Software, technology, sysadmin war stories, and more. Feed
Monday, September 5, 2011

Why programming language selection matters

I've had people ask me what languages I use to get things done. My answer is usually something like "it depends, but I have my favorites". For a significant amount of time, it's worked out something like this: I might use a shell script to do some dumb one-off thing or prove a point, but anything more complicated graduates to C (or now, C++). Special situations call for their own solutions, but otherwise, it's shell or C or C++.

So then they ask how I know when to switch from one to the other. I have a decent example from around 1997, at my school district sysadmin job. The district library folks had a crusty old inventory system which was DOS based and had no clue about networks. They wanted to put it online somehow and make it searchable.

Even though there was no network support, one of the more clever folks over there managed to get it to "print" its entire inventory to a file, and then got that file to me. I just had to split it, do some basic parsing, and turn it into a usable format for web-based searches. It looked like a one-off shell script job: loop through the input, 'cut' a few fields, echo them in a certain order, repeat. I wrote one and set it to work.

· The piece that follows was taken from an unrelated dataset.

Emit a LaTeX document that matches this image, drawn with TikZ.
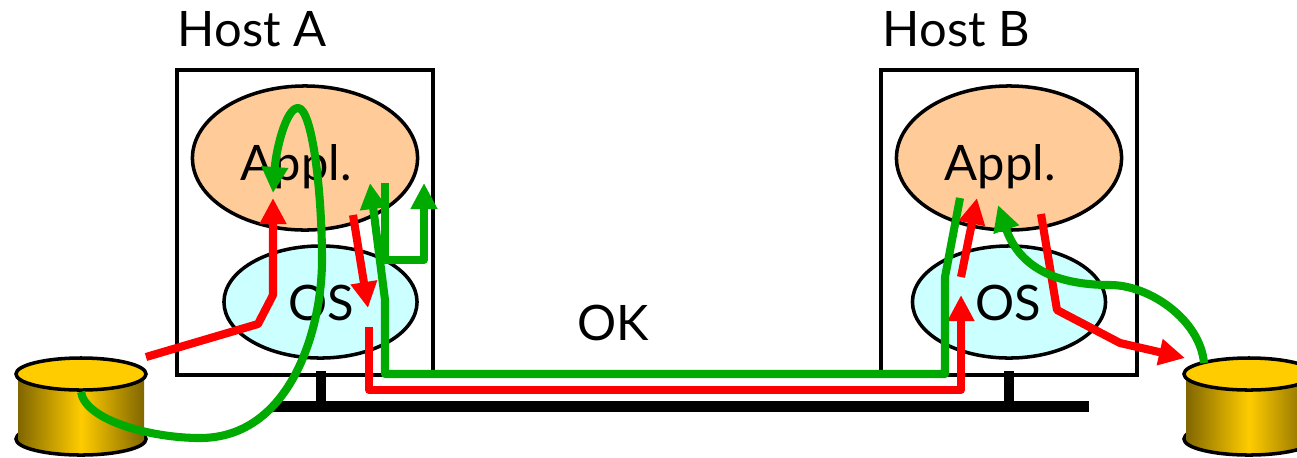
\documentclass[tikz,border=0pt]{standalone}
\usepackage{fontspec}
\setmainfont{Lato}
\usetikzlibrary{arrows.meta, shapes.geometric}

\definecolor{applfill}{HTML}{FFCC99}
\definecolor{osfill}{HTML}{CCFFFF}
\definecolor{diskgold}{HTML}{FFCC00}
\definecolor{diskdark}{HTML}{806600}
\definecolor{pathgreen}{HTML}{00AA00}
\definecolor{pathred}{HTML}{FF0000}

\begin{document}
\begin{tikzpicture}[x=0.01cm, y=-0.01cm,
		hostbox/.style={draw, line width=1pt, minimum width=2.56cm, minimum height=3.05cm, inner sep=0},
		applblob/.style={draw, ellipse, line width=1pt, fill=applfill, minimum width=2.25cm, minimum height=1.44cm, inner sep=0},
		osblob/.style={draw, ellipse, line width=1pt, fill=osfill, minimum width=1.93cm, minimum height=1.12cm, inner sep=0},
		disktop/.style={draw, ellipse, line width=1pt, fill=diskgold, minimum width=1.3cm, minimum height=0.32cm, inner sep=0},
		diskend/.style={disktop, left color=diskdark, right color=diskdark, middle color=diskgold},
		textlabel/.style={font=\fontsize{13.9}{16}\selectfont, inner sep=0, anchor=base west},
		wire/.style={line width=2.3pt, line join=round},
		arrowed/.style={-{Triangle[length=7.4pt, width=7.2pt]}},
		redpath/.style={wire, color=pathred},
		greenpath/.style={wire, color=pathgreen}]
		\path [use as bounding box, clip] (0,0) rectangle (1297,457);

		% network
		\node [fill, minimum width=0.1cm, minimum height=0.34cm, inner sep=0] (standA) at (321,388) {};
		\node [fill, minimum width=0.1cm, minimum height=0.34cm, inner sep=0] (standB) at (1009,388) {};
		\node [fill, minimum width=8.16cm, minimum height=0.11cm, inner sep=0] (bar) at (681,406) {};

		% hosts
		\node [hostbox] (hostA) at (305,222.5) {};
		\node [hostbox] (hostB) at (1009,222.5) {};
		\node [applblob] (applA) at (305,158) {};
		\node [applblob] (applB) at (1009,158) {};
		\node [osblob] (osA) at (320.5,302) {};
		\node [osblob] (osB) at (1009,302) {};

		% disks
		\node [diskend] (diskAbase) at (81,439) {};
		\shade [left color=diskdark, right color=diskdark, middle color=diskgold] (18,374) rectangle (144,439);
		\node [disktop] (diskA) at (81,374) {};
		\node [diskend] (diskBbase) at (1249,439) {};
		\shade [left color=diskdark, right color=diskdark, middle color=diskgold] (1186,374) rectangle (1312,439);
		\node [disktop] (diskB) at (1249,374) {};

		% labels
		\node [textlabel] (hostAlabel) at (177,46) {Host A};
		\node [textlabel] (hostBlabel) at (882,46) {Host B};
		\node [textlabel] (applAlabel) at (240,180) {Appl.};
		\node [textlabel] (applBlabel) at (944,180) {Appl.};
		\node [textlabel] (osAlabel) at (288,320) {OS};
		\node [textlabel] (osBlabel) at (975,320) {OS};
		\node [textlabel] (oklabel) at (577,340) {OK};

		% red paths
		\coordinate (r1a) at (146,357);
		\coordinate (r1b) at (258,324);
		\coordinate (r1c) at (273,295);
		\coordinate (r1d) at (273,198);
		\draw [redpath, arrowed] (r1a) -- (r1b) -- (r1c) -- (r1d);
		\coordinate (r2a) at (353,215);
		\coordinate (r2b) at (368,308);
		\draw [redpath, arrowed] (r2a) -- (r2b);
		\coordinate (r3a) at (369,327);
		\coordinate (r3b) at (369,390);
		\coordinate (r3c) at (961,390);
		\coordinate (r3d) at (961,295);
		\draw [redpath, arrowed] (r3a) -- (r3b) -- (r3c) -- (r3d);
		\coordinate (r4a) at (961,277);
		\coordinate (r4b) at (977,198);
		\draw [redpath, arrowed] (r4a) -- (r4b);
		\coordinate (r5a) at (1041,214);
		\coordinate (r5b) at (1057,310);
		\coordinate (r5c) at (1120,343);
		\coordinate (r5d) at (1185,358);
		\draw [redpath, arrowed] (r5a) -- (r5b) -- (r5c) -- (r5d);

		% green paths
		\coordinate (g1a) at (200,438);
		\coordinate (g1b) at (322,260);
		\coordinate (g1c) at (298,108);
		\coordinate (g1d) at (273,193);
		\draw [greenpath, arrowed] (diskA.south) .. controls (85,420) and (150,438) .. (g1a)
			.. controls (290,438) and (322,330) .. (g1b)
			.. controls (322,190) and (312,108) .. (g1c)
			.. controls (286,108) and (276,150) .. (g1d);
		\coordinate (g2a) at (960,198);
		\coordinate (g2b) at (945,277);
		\coordinate (g2c) at (945,374);
		\coordinate (g2d) at (385,374);
		\coordinate (g2e) at (385,300);
		\coordinate (g2f) at (370,183);
		\draw [greenpath, arrowed] (g2a) -- (g2b) -- (g2c) -- (g2d) -- (g2e) -- (g2f);
		\coordinate (g3a) at (385,183);
		\coordinate (g3b) at (385,260);
		\coordinate (g3c) at (424,260);
		\coordinate (g3d) at (424,183);
		\draw [greenpath, arrowed] (g3a) -- (g3b) -- (g3c) -- (g3d);
		\coordinate (g4a) at (1204,363);
		\coordinate (g4b) at (1110,285);
		\coordinate (g4c) at (998,205);
		\draw [greenpath, arrowed] (g4a) .. controls (1200,320) and (1150,285) .. (g4b)
			.. controls (1060,285) and (1020,270) .. (g4c);
	\end{tikzpicture}
\end{document}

This shell script was working, but it was horribly slow and inefficient. All of those calls to cut and grep and everything else were taking forever, and when multiplied by the length of the file, it was clear it was going to take far too long. This was on our brand new 200 MHz Pentium Pro box which was a big deal in 1997.

I left it running and started rewriting my text-mangling stuff in C. I never really liked C for text handling, but needed the relative speed. I managed to write it, test it, and then run it for real and have it finish before the shell script finished. It has become my go-to example of why language choice can matter, and why a bunch of interpreted subprocess calls can be the wrong choice.